## start Source material

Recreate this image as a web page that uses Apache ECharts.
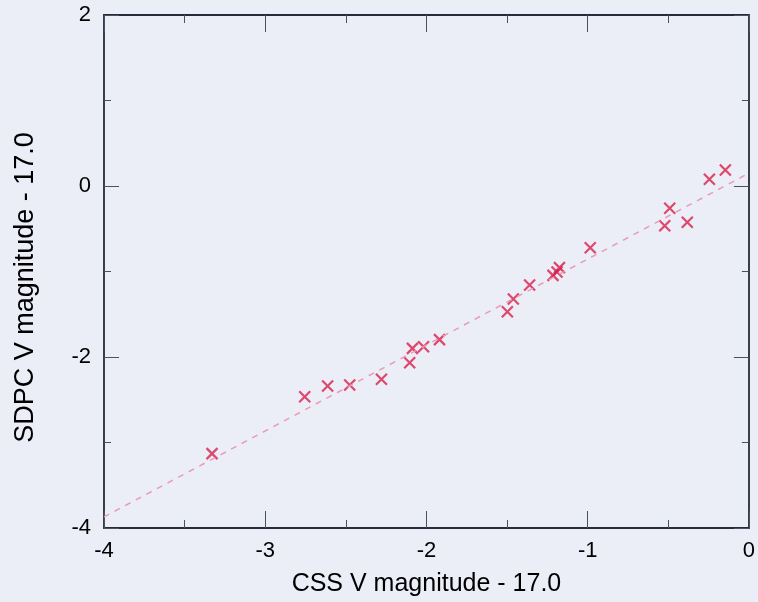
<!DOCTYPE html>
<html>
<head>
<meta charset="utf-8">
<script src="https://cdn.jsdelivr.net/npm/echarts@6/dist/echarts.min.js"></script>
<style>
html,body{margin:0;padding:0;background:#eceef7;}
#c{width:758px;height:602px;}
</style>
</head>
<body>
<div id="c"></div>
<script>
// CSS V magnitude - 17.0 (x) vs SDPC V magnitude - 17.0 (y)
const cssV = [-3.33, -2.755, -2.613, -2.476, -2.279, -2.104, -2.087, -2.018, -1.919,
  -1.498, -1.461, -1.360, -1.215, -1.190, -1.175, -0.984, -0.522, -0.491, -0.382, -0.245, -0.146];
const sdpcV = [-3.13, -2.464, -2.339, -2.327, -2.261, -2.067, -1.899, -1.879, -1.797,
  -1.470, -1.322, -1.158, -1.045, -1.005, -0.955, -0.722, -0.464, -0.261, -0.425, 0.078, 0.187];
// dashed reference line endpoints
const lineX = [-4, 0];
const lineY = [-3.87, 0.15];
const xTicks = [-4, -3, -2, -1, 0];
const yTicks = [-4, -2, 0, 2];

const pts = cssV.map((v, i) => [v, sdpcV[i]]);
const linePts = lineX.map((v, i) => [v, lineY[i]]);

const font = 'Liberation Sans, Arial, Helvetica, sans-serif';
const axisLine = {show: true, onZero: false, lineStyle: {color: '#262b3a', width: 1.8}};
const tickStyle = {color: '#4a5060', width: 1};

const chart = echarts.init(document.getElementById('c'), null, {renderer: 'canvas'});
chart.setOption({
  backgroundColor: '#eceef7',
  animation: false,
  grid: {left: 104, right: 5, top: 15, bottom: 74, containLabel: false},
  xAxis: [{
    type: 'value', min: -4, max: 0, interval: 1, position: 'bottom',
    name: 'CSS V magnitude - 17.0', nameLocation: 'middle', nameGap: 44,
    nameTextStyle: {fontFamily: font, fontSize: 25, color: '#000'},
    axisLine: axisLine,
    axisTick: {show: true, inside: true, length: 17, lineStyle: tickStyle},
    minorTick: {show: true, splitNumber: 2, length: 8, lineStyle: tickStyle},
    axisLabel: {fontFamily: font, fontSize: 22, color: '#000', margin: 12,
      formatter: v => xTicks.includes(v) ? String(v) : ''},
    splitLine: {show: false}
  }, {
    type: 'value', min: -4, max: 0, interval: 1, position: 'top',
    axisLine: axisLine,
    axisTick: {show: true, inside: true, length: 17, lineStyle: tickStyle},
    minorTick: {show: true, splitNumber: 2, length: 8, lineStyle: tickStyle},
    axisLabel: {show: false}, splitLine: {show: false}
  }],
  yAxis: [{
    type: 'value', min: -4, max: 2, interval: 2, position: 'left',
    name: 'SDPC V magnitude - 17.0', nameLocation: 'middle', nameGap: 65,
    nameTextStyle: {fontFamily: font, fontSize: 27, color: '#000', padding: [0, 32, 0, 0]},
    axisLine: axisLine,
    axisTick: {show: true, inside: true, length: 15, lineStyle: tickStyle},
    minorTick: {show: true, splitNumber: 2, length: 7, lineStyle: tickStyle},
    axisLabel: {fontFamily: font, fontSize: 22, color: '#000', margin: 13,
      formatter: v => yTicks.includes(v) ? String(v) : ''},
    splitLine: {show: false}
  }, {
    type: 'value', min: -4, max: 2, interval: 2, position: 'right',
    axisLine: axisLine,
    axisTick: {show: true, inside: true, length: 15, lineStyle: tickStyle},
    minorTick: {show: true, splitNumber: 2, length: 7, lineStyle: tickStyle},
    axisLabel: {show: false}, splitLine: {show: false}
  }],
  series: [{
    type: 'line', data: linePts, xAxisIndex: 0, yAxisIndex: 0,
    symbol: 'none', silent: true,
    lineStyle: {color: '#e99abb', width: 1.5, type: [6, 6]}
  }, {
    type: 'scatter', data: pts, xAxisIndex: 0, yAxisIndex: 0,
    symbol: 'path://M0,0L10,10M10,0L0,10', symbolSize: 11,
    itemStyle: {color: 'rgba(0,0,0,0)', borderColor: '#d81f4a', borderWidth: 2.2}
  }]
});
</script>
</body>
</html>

## end Source material

Aim of the task: Output the lines above in full and exactly as given, omitting any pictures.

Task output:
Recreate this image as a web page that uses Apache ECharts.
<!DOCTYPE html>
<html>
<head>
<meta charset="utf-8">
<script src="https://cdn.jsdelivr.net/npm/echarts@6/dist/echarts.min.js"></script>
<style>
html,body{margin:0;padding:0;background:#eceef7;}
#c{width:758px;height:602px;}
</style>
</head>
<body>
<div id="c"></div>
<script>
// CSS V magnitude - 17.0 (x) vs SDPC V magnitude - 17.0 (y)
const cssV = [-3.33, -2.755, -2.613, -2.476, -2.279, -2.104, -2.087, -2.018, -1.919,
  -1.498, -1.461, -1.360, -1.215, -1.190, -1.175, -0.984, -0.522, -0.491, -0.382, -0.245, -0.146];
const sdpcV = [-3.13, -2.464, -2.339, -2.327, -2.261, -2.067, -1.899, -1.879, -1.797,
  -1.470, -1.322, -1.158, -1.045, -1.005, -0.955, -0.722, -0.464, -0.261, -0.425, 0.078, 0.187];
// dashed reference line endpoints
const lineX = [-4, 0];
const lineY = [-3.87, 0.15];
const xTicks = [-4, -3, -2, -1, 0];
const yTicks = [-4, -2, 0, 2];

const pts = cssV.map((v, i) => [v, sdpcV[i]]);
const linePts = lineX.map((v, i) => [v, lineY[i]]);

const font = 'Liberation Sans, Arial, Helvetica, sans-serif';
const axisLine = {show: true, onZero: false, lineStyle: {color: '#262b3a', width: 1.8}};
const tickStyle = {color: '#4a5060', width: 1};

const chart = echarts.init(document.getElementById('c'), null, {renderer: 'canvas'});
chart.setOption({
  backgroundColor: '#eceef7',
  animation: false,
  grid: {left: 104, right: 5, top: 15, bottom: 74, containLabel: false},
  xAxis: [{
    type: 'value', min: -4, max: 0, interval: 1, position: 'bottom',
    name: 'CSS V magnitude - 17.0', nameLocation: 'middle', nameGap: 44,
    nameTextStyle: {fontFamily: font, fontSize: 25, color: '#000'},
    axisLine: axisLine,
    axisTick: {show: true, inside: true, length: 17, lineStyle: tickStyle},
    minorTick: {show: true, splitNumber: 2, length: 8, lineStyle: tickStyle},
    axisLabel: {fontFamily: font, fontSize: 22, color: '#000', margin: 12,
      formatter: v => xTicks.includes(v) ? String(v) : ''},
    splitLine: {show: false}
  }, {
    type: 'value', min: -4, max: 0, interval: 1, position: 'top',
    axisLine: axisLine,
    axisTick: {show: true, inside: true, length: 17, lineStyle: tickStyle},
    minorTick: {show: true, splitNumber: 2, length: 8, lineStyle: tickStyle},
    axisLabel: {show: false}, splitLine: {show: false}
  }],
  yAxis: [{
    type: 'value', min: -4, max: 2, interval: 2, position: 'left',
    name: 'SDPC V magnitude - 17.0', nameLocation: 'middle', nameGap: 65,
    nameTextStyle: {fontFamily: font, fontSize: 27, color: '#000', padding: [0, 32, 0, 0]},
    axisLine: axisLine,
    axisTick: {show: true, inside: true, length: 15, lineStyle: tickStyle},
    minorTick: {show: true, splitNumber: 2, length: 7, lineStyle: tickStyle},
    axisLabel: {fontFamily: font, fontSize: 22, color: '#000', margin: 13,
      formatter: v => yTicks.includes(v) ? String(v) : ''},
    splitLine: {show: false}
  }, {
    type: 'value', min: -4, max: 2, interval: 2, position: 'right',
    axisLine: axisLine,
    axisTick: {show: true, inside: true, length: 15, lineStyle: tickStyle},
    minorTick: {show: true, splitNumber: 2, length: 7, lineStyle: tickStyle},
    axisLabel: {show: false}, splitLine: {show: false}
  }],
  series: [{
    type: 'line', data: linePts, xAxisIndex: 0, yAxisIndex: 0,
    symbol: 'none', silent: true,
    lineStyle: {color: '#e99abb', width: 1.5, type: [6, 6]}
  }, {
    type: 'scatter', data: pts, xAxisIndex: 0, yAxisIndex: 0,
    symbol: 'path://M0,0L10,10M10,0L0,10', symbolSize: 11,
    itemStyle: {color: 'rgba(0,0,0,0)', borderColor: '#d81f4a', borderWidth: 2.2}
  }]
});
</script>
</body>
</html>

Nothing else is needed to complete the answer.